• [Given request]:
Write out, word for word, every line from the first one through the line that holds "PCAL = (10, 223.3, 6, 298.7)", and nothing else; skip the pictures.

......

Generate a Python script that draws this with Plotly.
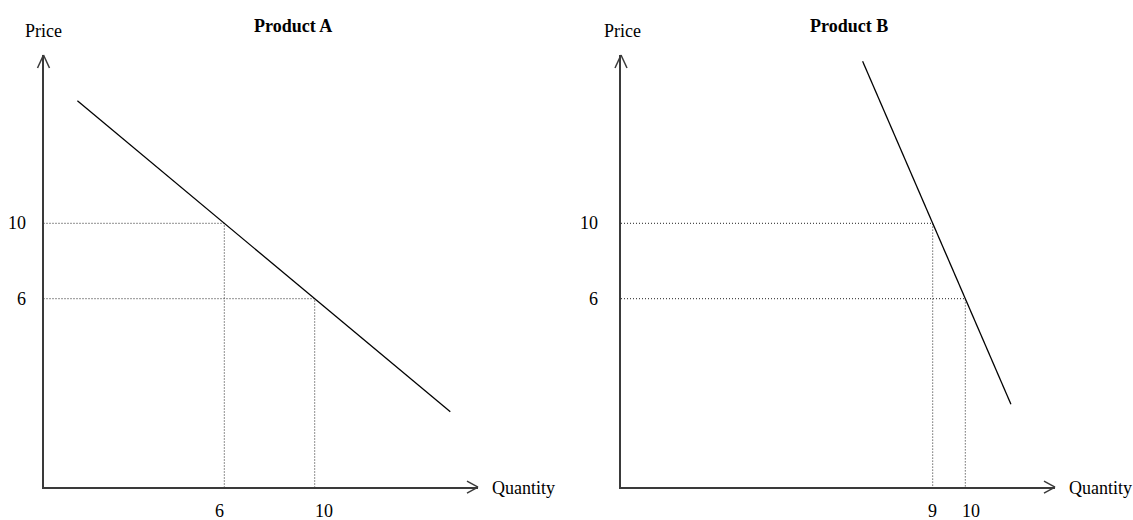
import plotly.graph_objects as go

# ---------------- data ----------------
titles = ["Product A", "Product B"]
axis_price_label = "Price"
axis_qty_label = "Quantity"

# demand lines (quantity, price)
qA = [-0.5, 16.0]
pA = [16.5, 0.0]
qB = [6.85, 11.4]
pB = [18.6, 0.4]

# reference points: price levels and matching quantities
price_levels = [10, 6]
qty_A = [6, 10]
qty_B = [9, 10]

# ---------------- layout constants (pixels) ----------------
W, H = 1133, 520
FONT = "Liberation Serif, Times New Roman, serif"
AXIS_COLOR = "#3a3a3a"

# y axis (shared geometry): origin pixel, top pixel, calibration (value, px)
Y0PX, Y1PX = 487.2, 55.0
PCAL = (10, 223.3, 6, 298.7)

panels = [
    dict(title=titles[0], q=qA, p=pA, qty=qty_A, x0px=43.5, x1px=478.0,
         qcal=(6, 224.3, 10, 314.7), title_x=293, price_x=44,
         xtick_shift=[-5, 9], xtick_y=-24, ytick_shift=-16, qty_label_x=490),
    dict(title=titles[1], q=qB, p=pB, qty=qty_B, x0px=621.0, x1px=1055.0,
         qcal=(9, 932.7, 10, 965.3), title_x=849, price_x=622,
         xtick_shift=[0, 6], xtick_y=-24, ytick_shift=-21, qty_label_x=1067),
]


def val_at(px, cal):
    v1, p1, v2, p2 = cal
    return v1 + (px - p1) * (v2 - v1) / (p2 - p1)


fig = go.Figure()
shapes = []
annotations = []

prange = [val_at(Y0PX, PCAL), val_at(Y1PX, PCAL)]
ydom = [1 - Y0PX / H, 1 - Y1PX / H]

for i, pn in enumerate(panels, start=1):
    xa = "x" if i == 1 else f"x{i}"
    ya = "y" if i == 1 else f"y{i}"
    qrange = [val_at(pn["x0px"], pn["qcal"]), val_at(pn["x1px"], pn["qcal"])]
    xdom = [pn["x0px"] / W, pn["x1px"] / W]

    axkw = dict(showgrid=False, zeroline=False, showticklabels=False, ticks="",
                showline=True, linecolor=AXIS_COLOR, linewidth=2, fixedrange=True)
    fig.update_layout(**{
        ("xaxis" if i == 1 else f"xaxis{i}"): dict(domain=xdom, range=qrange, anchor=ya, **axkw),
        ("yaxis" if i == 1 else f"yaxis{i}"): dict(domain=ydom, range=prange, anchor=xa, **axkw),
    })

    # dotted guide lines
    for qv, pv in zip(pn["qty"], price_levels):
        fig.add_trace(go.Scatter(
            x=[qrange[0], qv, qv], y=[pv, pv, prange[0]], mode="lines",
            line=dict(color="#222", width=1, dash="1px,2px"),
            xaxis=xa, yaxis=ya, showlegend=False, hoverinfo="skip", cliponaxis=False))

    # demand line
    fig.add_trace(go.Scatter(
        x=pn["q"], y=pn["p"], mode="lines", line=dict(color="black", width=1.3),
        xaxis=xa, yaxis=ya, showlegend=False, hoverinfo="skip", cliponaxis=False))

    # arrowheads (open chevrons)
    xtip = xdom[1]
    ybase = ydom[0]
    for dy in (6, -6):
        shapes.append(dict(type="line", xref="paper", yref="paper", xsizemode="pixel",
                           ysizemode="pixel", xanchor=xtip, yanchor=ybase,
                           x0=0, y0=0, x1=-11, y1=dy, line=dict(color=AXIS_COLOR, width=1.5)))
    for dx in (6, -6):
        shapes.append(dict(type="line", xref="paper", yref="paper", xsizemode="pixel",
                           ysizemode="pixel", xanchor=xdom[0], yanchor=ydom[1],
                           x0=0, y0=0, x1=dx, y1=-13, line=dict(color=AXIS_COLOR, width=1.5)))

    # price tick labels
    for pv in price_levels:
        annotations.append(dict(x=qrange[0], y=pv, xref=xa, yref=ya, text=str(pv),
                                showarrow=False, xanchor="right", yanchor="middle",
                                xshift=pn["ytick_shift"], font=dict(family=FONT, size=18, color="black")))
    # quantity tick labels
    for qv, sh in zip(pn["qty"], pn["xtick_shift"]):
        annotations.append(dict(x=qv, y=prange[0], xref=xa, yref=ya, text=str(qv),
                                showarrow=False, xanchor="center", yanchor="middle",
                                xshift=sh, yshift=pn["xtick_y"],
                                font=dict(family=FONT, size=18, color="black")))
    # title
    annotations.append(dict(x=pn["title_x"] / W, y=1 - 26 / H, xref="paper", yref="paper",
                            text=f"<b>{pn['title']}</b>", showarrow=False,
                            xanchor="center", yanchor="middle",
                            font=dict(family=FONT, size=18, color="black")))
    # axis labels
    annotations.append(dict(x=pn["price_x"] / W, y=1 - 31 / H, xref="paper", yref="paper",
                            text=axis_price_label, showarrow=False,
                            xanchor="center", yanchor="middle",
                            font=dict(family=FONT, size=18, color="black")))
    annotations.append(dict(x=pn["qty_label_x"] / W, y=1 - 488 / H, xref="paper", yref="paper",
                            text=axis_qty_label, showarrow=False,
                            xanchor="left", yanchor="middle",
                            font=dict(family=FONT, size=18, color="black")))

fig.update_layout(
    width=W, height=H, margin=dict(l=0, r=0, t=0, b=0),
    paper_bgcolor="white", plot_bgcolor="white",
    shapes=shapes, annotations=annotations, showlegend=False,
)

fig.write_html("out.html", config={"displayModeBar": False},
               post_script="document.body.style.margin='0px';document.body.style.overflow='hidden';")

......

• [Answer to this problem]:
Generate a Python script that draws this with Plotly.
import plotly.graph_objects as go

# ---------------- data ----------------
titles = ["Product A", "Product B"]
axis_price_label = "Price"
axis_qty_label = "Quantity"

# demand lines (quantity, price)
qA = [-0.5, 16.0]
pA = [16.5, 0.0]
qB = [6.85, 11.4]
pB = [18.6, 0.4]

# reference points: price levels and matching quantities
price_levels = [10, 6]
qty_A = [6, 10]
qty_B = [9, 10]

# ---------------- layout constants (pixels) ----------------
W, H = 1133, 520
FONT = "Liberation Serif, Times New Roman, serif"
AXIS_COLOR = "#3a3a3a"

# y axis (shared geometry): origin pixel, top pixel, calibration (value, px)
Y0PX, Y1PX = 487.2, 55.0
PCAL = (10, 223.3, 6, 298.7)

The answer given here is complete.